Menurut Luthfi, sesungguhnya mereka sedang merendahkan
diri mereka sendiri dan memperlihatkan karakter gelap dari dirinya.
“Kesusastraan adalah dunia keagungan dalam berbahasa dan
bertutur-kata. Jika dalam hal ini saja mereka gagal, saya ragu mereka layak
disebut sastrawan,” kata Luthfi yang banyak mengisi diskusi dengan tema Islam
dan demokrasi di Jerman sebelum penyelenggaraan FBF Oktober mendatang.
Tampaknya postingan Luthfi ini diketahui oleh AS Laksana.
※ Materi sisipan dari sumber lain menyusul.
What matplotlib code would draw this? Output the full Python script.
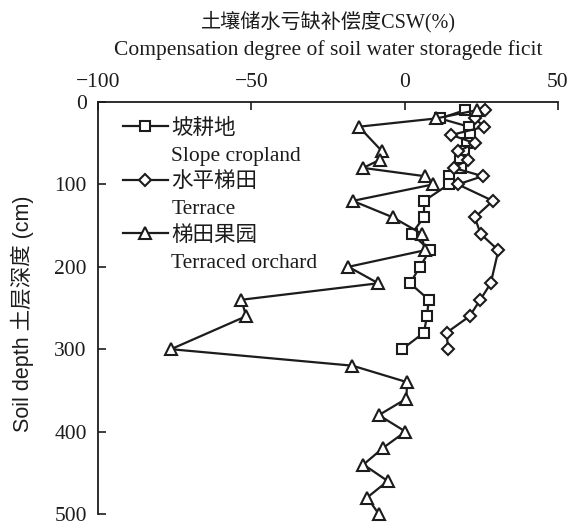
import matplotlib
matplotlib.use("Agg")
import matplotlib.pyplot as plt
from matplotlib.lines import Line2D

# Compensation degree of soil water storage deficit (CSW, %) by soil depth (cm)
depth_slope = [10, 20, 30, 40, 50, 60, 70, 80, 90, 100,
               120, 140, 160, 180, 200, 220, 240, 260, 280, 300]
csw_slope = [19.6, 11.5, 21.0, 21.5, 20.5, 19.5, 18.0, 18.5, 14.4, 14.4,
             6.4, 6.3, 2.3, 8.3, 5.0, 1.8, 7.9, 7.3, 6.3, -0.8]

depth_terrace = [10, 20, 30, 40, 50, 60, 70, 80, 90, 100,
                 120, 140, 160, 180, 220, 240, 260, 280, 300]
csw_terrace = [26.1, 22.9, 26.0, 15.3, 22.9, 17.4, 20.7, 16.0, 25.5, 17.4,
               28.8, 22.9, 24.8, 30.6, 28.1, 24.7, 21.2, 13.7, 14.2]

depth_orchard = [10, 20, 30, 60, 70, 80, 90, 100, 120, 140, 160, 180, 200,
                 220, 240, 260, 300, 320, 340, 360, 380, 400, 420, 440,
                 460, 480, 500]
csw_orchard = [23.5, 10.2, -14.9, -7.3, -8.0, -13.5, 6.5, 9.3, -16.9, -3.8,
               5.6, 6.5, -18.3, -8.6, -53.2, -51.7, -76.2, -17.0, 0.8, 0.6,
               -8.4, 0.3, -7.1, -13.4, -5.5, -12.2, -8.4]

labels_cn = ["坡耕地", "水平梯田", "梯田果园"]
labels_en = ["Slope cropland", "Terrace", "Terraced orchard"]
x_ticks = [-100, -50, 0, 50]
y_ticks = [0, 100, 200, 300, 400, 500]

serif = ["Liberation Serif", "Noto Sans CJK SC"]
sans = ["Liberation Sans", "Noto Sans CJK SC"]
ink = "#1c1c1c"

fig = plt.figure(figsize=(5.71, 5.26), dpi=100)
ax = fig.add_axes([0.1716, 0.0228, 0.8054, 0.7833])

common = dict(color=ink, lw=1.6, markerfacecolor="white",
              markeredgecolor=ink, markeredgewidth=1.5, clip_on=False)
h1, = ax.plot(csw_slope, depth_slope, marker="s", ms=6.5, **common)
h2, = ax.plot(csw_terrace, depth_terrace, marker="D", ms=6.0, **common)
h3, = ax.plot(csw_orchard, depth_orchard, marker="^", ms=8.0, **common)

ax.set_xlim(-100, 50)
ax.set_ylim(500, 0)
ax.set_xticks(x_ticks)
ax.set_yticks(y_ticks)
ax.xaxis.tick_top()
ax.set_xticklabels([("\u2212%d" % -v) if v < 0 else str(v) for v in x_ticks])
ax.tick_params(axis="both", direction="in", length=6, width=1.2, colors=ink,
               labelsize=15.5)
ax.tick_params(axis="x", pad=7)
ax.tick_params(axis="y", pad=8)
for lab in ax.get_xticklabels() + ax.get_yticklabels():
    lab.set_family(serif)
    lab.set_color(ink)

for side in ("right", "bottom"):
    ax.spines[side].set_visible(False)
for side in ("left", "top"):
    ax.spines[side].set_linewidth(1.3)
    ax.spines[side].set_color(ink)

blank = Line2D([], [], linestyle="none")
handles = [h1, blank, h2, blank, h3, blank]
labels = [labels_cn[0], labels_en[0], labels_cn[1], labels_en[1],
          labels_cn[2], labels_en[2]]
leg = ax.legend(handles, labels, loc="upper left", bbox_to_anchor=(0.035, 0.98),
                frameon=False, handlelength=2.1, handletextpad=0.15,
                labelspacing=0.31, borderaxespad=0.0,
                prop={"family": serif, "size": 15.5})
for t in leg.get_texts():
    t.set_color(ink)

fig.text(0.5745, 1 - 22 / 526, "土壤储水亏缺补偿度CSW(%)", ha="center", va="center",
         fontsize=14.5, family=serif, color=ink)
fig.text(0.5745, 1 - 50 / 526, "Compensation degree of soil water storagede ficit",
         ha="center", va="center", fontsize=15.5, family=serif, color=ink)
fig.text(22 / 571, 1 - 314 / 526, "Soil depth 土层深度 (cm)", rotation=90,
         ha="center", va="center", fontsize=15.5, family=sans, color=ink)

fig.savefig("out.png", dpi=100)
Meski dalam kritiknya Luthfi tidak menyebut nama, Sulak -sapaan akrab Laksana-
merasa tulisan itu ditujukan untuk dirinya. Sebab, bersama penulis Linda
Christanty, Sulak memang yang paling awal mengkritik dan mencurigai adanya
skenario memunculkan nama Laksmi lewat tema 1965.
Bagi Sulak, postingan Luthfi adalah, “respons kalap yang
mengabaikan risiko dari apa yang ia ucapkan sendiri.”
Sulak mengakui yang mengkritik keras penyelenggaraan FBF adalah
dia dan Linda. Namun, Sulak mengatakan mereka berdua juga dihubungi lewat
telepon oleh panitia dan diberi tahu bahwa akan diberangkatkan ke Frankfurt.
“Dan diberi tahu akan mengisi beberapa forum di sana.
Selain itu, kami juga boleh membuat acara sendiri,” kata Sulak juga lewat
postingan di Facebook-nya pada 1 Juli lalu.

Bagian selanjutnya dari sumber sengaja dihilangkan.